I never said that.
Yet, you would not know that the Pythagorean Theorem is truth without the mathematic proof
Mathematical proof are theorems. Theorems are not facts. They are true within the mathematical working model based on axiomatic assumptions in all cases. They do not describe reality.
If reality happened to correspond to the axiomatic assumptions involved in a theorem, then the theorem will describe the factual reality, but only under those conditions (in Pythagorean case a natural object would have to be triangular and one of its angles would have to to be an exact [to the nth decimal], perfect 90 degrees).
Of course there are no true 90 degree angles in nature; they "exist" as conditional axiomatic assumptions in Euclidean geometry, and therefore the theorem does not correspond to reality. So the Pythagorean Theorem does not apply to the real world, describe reality, or 'prove' it. It's pure theory.
These are real world quantities and real world geometries
Geometric shapes are perfect assumptions. Classical geometry is an idealized system which does not quantitatively or otherwise correspond to the real world, and is therefore only an approximation of it; it is an approximate description of the world.
The system is true only in its idealized form, but the real world is not ideal.
If you cannot accept mathematic proof, then your problems are moreso with logical proofs - and any argument you make fails by your own test
Logical proofs also operate in an ideal environment of assumed axiomatic "truths." That's why so many believers find logic dear and near when it comes to "proving" God logically. Such proofs are theorems under assumed conditions, and have no bearing on the real world, nor can they be verified in the real world for that reason.

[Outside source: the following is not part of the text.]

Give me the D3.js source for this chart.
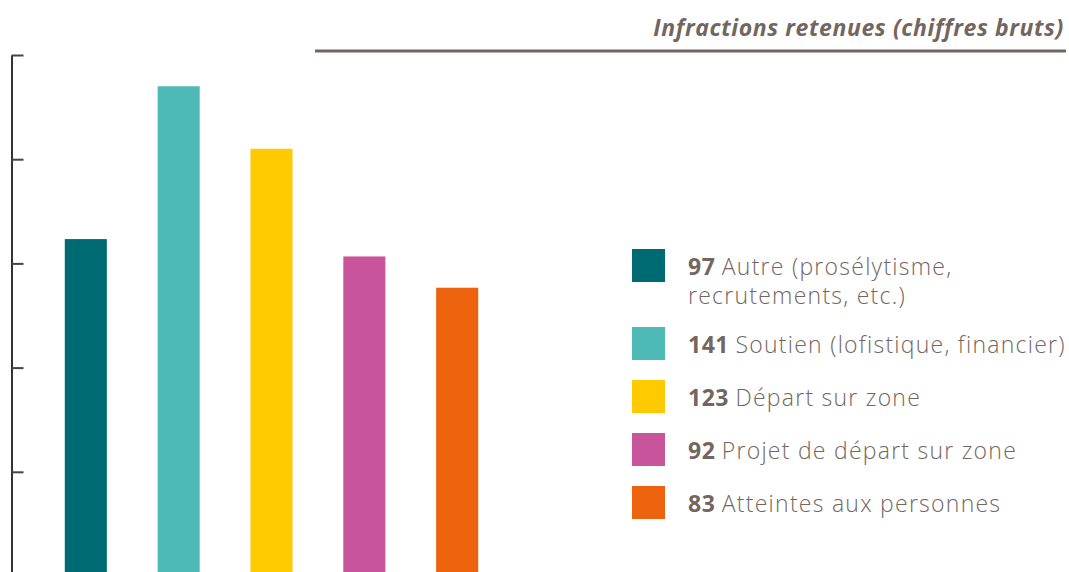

My arguments are not logical but empirical. Empirical proof is the only proof. All else is theoretcial. An optical engineer can tell you that his system (on paper) will be diffraction-limited to the edge of the image field, but the final wavefront that reaches the focus depends on much more than theoretical design.
My tagline is pure empiricism. The world is the way it is even if it is not logical. We can't argue with the world logically.
You have thoroughly dug yourself into a hole.
If you have a measuring device capable of measuring distance and angles to a significant degree of "real world" accuracy, will the Pythagorean Theorem apply to the real world, describe reality to the same degree of accuracy as you are capable of? Using these measurements and mathematics can you prove it in the real world? Why?